Letter No. 5 to Birmingham Senior Management

Defend Education is back in occupation, and have taken over Horton Grange conference centre. We are building off the back of a term of actions that garnered wide support. Our demands are reasonable, and students and staff alike have argued for them – you can read them here: http://www.defendeducationbrum.org/our-demands/

We have sent senior management another letter, declaring our willingness to cease action in the case of negotiations starting and our demands being met.

Dear University of Birmingham senior management,

We received two letters from you yesterday, regarding both this occupation and the demonstration planned for the 29th. We would like to remind you that the blame for these actions rests entirely with you, the senior management team overseeing an agenda of austerity and inequality, thus far unwilling to meet us and negotiate our demands.

Instead of engaging with our concerns, you have consistently tried to repress our right to protest and legitimate dissent within our own university by bullying students; typified by the disciplinary investigations currently being levied against six students from the previous occupation. As you can see, your repressive tactics are not working; we will not be cowed. In your letter to us you labelled some of the students under investigation as ‘senior members’ of Defend Education, but we don’t have leaders - we organise non-heirarchically - and it is illustrative of the haphazard and selective way you chose students to discipline that students are continuing to occupy. There are plenty of students voicing their dissent, willing to engage; it is you who is shutting down dialogue.

In hiding behind legal teams, court injunctions and disciplinary procedures you break down the democratic dialogue that is so vital to a university environment. Occupations such as ours have been used throughout history when no conventional option of engagement remains. The rubber-stamping that takes place in spaces such as Senate, so-called “democratic channels” for student engagement, is but one example. Student representation has become mere window dressing; a tokenistic gesture on your part to give management proceedings an air of legitimacy, allowing you to present yourselves as “respecting our right to free speech”, whilst eschewing the very notion of democracy that you claim to hold in such high regard.

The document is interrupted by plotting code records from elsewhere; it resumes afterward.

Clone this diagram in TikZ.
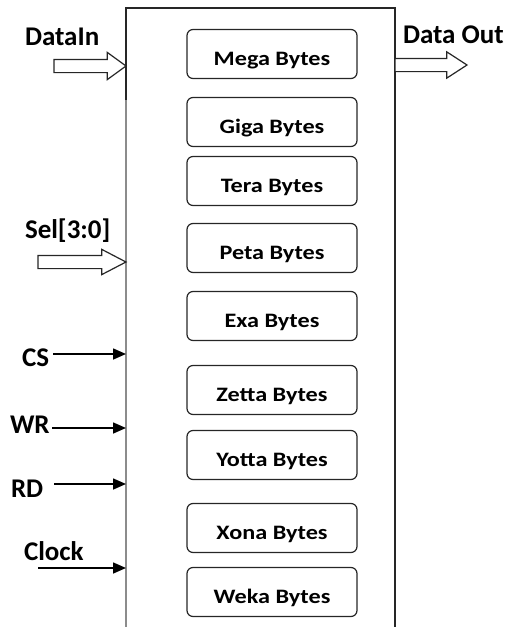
\documentclass[tikz,border=0pt]{standalone}
\usepackage{fontspec}
\setmainfont{Carlito}
\newfontfamily\boxfamily[FakeStretch=1.18]{Carlito}
\newcommand*{\sigfont}{\bfseries\fontsize{27}{31}\selectfont}
\newcommand*{\memfont}{\boxfamily\bfseries\fontsize{20.5}{24}\selectfont}
\definecolor{edge}{gray}{0.15}
\definecolor{sideline}{gray}{0.55}
\usetikzlibrary{arrows.meta}
\usetikzlibrary{shapes.arrows}
\usetikzlibrary{positioning}
\tikzstyle{base}=[x=1pt, y=-1pt, inner sep=0pt, outer sep=0pt]
\tikzstyle{mem}=[draw=edge, line width=1.2pt, rounded corners=6pt, minimum width=170pt, minimum height=49pt, text height=22pt, text depth=0pt, font=\memfont]
\tikzstyle{sig}=[anchor=base west, font=\sigfont]
\tikzstyle{bus}=[draw=edge, fill=white, line width=1.2pt, single arrow, inner xsep=0pt, inner ysep=6pt]
\tikzstyle{wire}=[line width=1.6pt, -{Triangle[length=13pt, width=11pt]}]

\begin{document}
\begin{tikzpicture}[base]
    \path [use as bounding box] (0,0) rectangle (512,627);
    % the memory block, open at the bottom
    \node [draw=edge, line width=1.2pt, minimum width=269pt, minimum height=700pt, anchor=north west] (blk) at (126,8) {};
    \draw [sideline, line width=1.4pt] (126,100) -- (126,640);
    % memory sizes
    \foreach \nm/\yy/\txt in {mega/54/Mega, giga/122/Giga, tera/181/Tera, peta/248/Peta, exa/316/Exa,
                              zetta/390/Zetta, yotta/455/Yotta, xona/528/Xona, weka/592/Weka}
        \node [mem] (\nm) at (272,\yy) {\txt\ Bytes};
    % signal names
    \node [sig] (lDin) at (25,45) {DataIn};
    \node [sig] (lDout) at (403,43) {Data Out};
    \node [sig] (lSel) at (25,238) {Sel[3:0]};
    \node [sig] (lCS) at (22,366) {CS};
    \node [sig] (lWR) at (10,433) {WR};
    \node [sig] (lRD) at (11,497) {RD};
    \node [sig] (lClk) at (24,560) {Clock};
    % buses
    \node [bus, anchor=tip, minimum height=72pt, minimum width=26pt, single arrow head extend=7pt, single arrow tip angle=72] (aDin) at (blk.west |- 0,66) {};
    \node [bus, anchor=tail, minimum height=72pt, minimum width=25pt, single arrow head extend=6.5pt, single arrow tip angle=66] (aDout) at (blk.east |- 0,65) {};
    \node [bus, anchor=tip, minimum height=88pt, minimum width=24pt, single arrow head extend=6pt, single arrow tip angle=55] (aSel) at (blk.west |- 0,262) {};
    % control lines
    \coordinate (tCS) at (53,354);
    \coordinate (tWR) at (52,428);
    \coordinate (tRD) at (54,484);
    \coordinate (tClk) at (38,568);
    \foreach \t in {tCS, tWR, tRD, tClk}
        \draw [wire] (\t) -- (blk.west |- \t);
\end{tikzpicture}
\end{document}
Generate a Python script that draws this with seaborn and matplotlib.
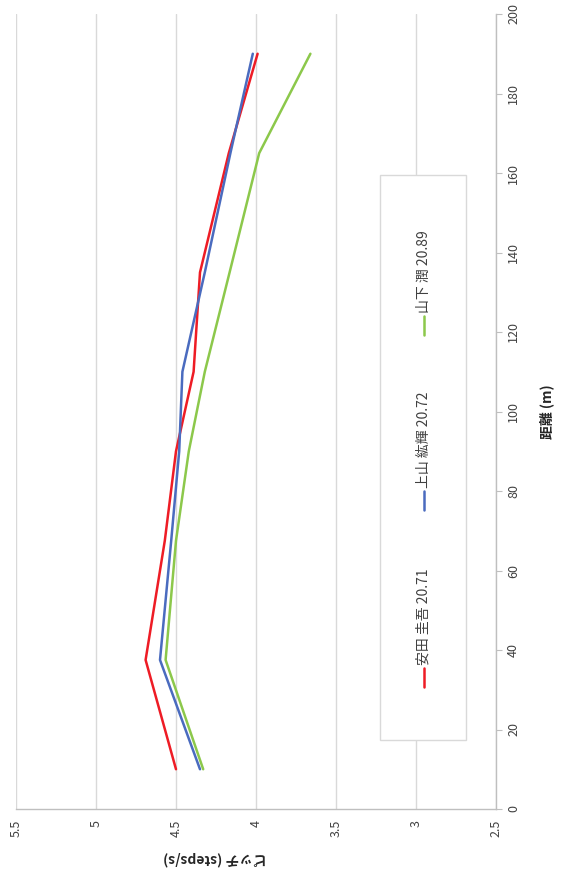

Last term you spent over £30,000 on a civil court injunction against the occupiers; you brought in extra security, to police and patrol us 24/7; you hired in bailiffs from all across the country to remove us; a vast number of staff have been redirected to the role of surveillance, control and repression of the students protesting. Meanwhile, our vice-chancellor earns over £400,000 every year basic salary, plus expenses; you’re replacing his shiny chauffeur-driven car with a shinier chauffeur-driven car, you have an obscenely high paid executive board and over 100 members of staff earning £100,000+.

It strikes us as evident that the living wage has been paid for many times over; that staff time could have been better used drawing up a review of the (un)democratic structures of the university, and engaging students and staff in designing replacement structures; that by now a statement could easily have been delivered condemning the privatisation of the student loan book and rising fees; the list goes on. It is perplexing that all of our demands remain so reasonable and feasible, and yet you maintain the deadlock.

We will join our staff at the picket lines when they strike. We will continue to occupy and disrupt, because we are committed to our vision of a better university. If you want actions to cease, then meet us and negotiate our demands with us, in good faith.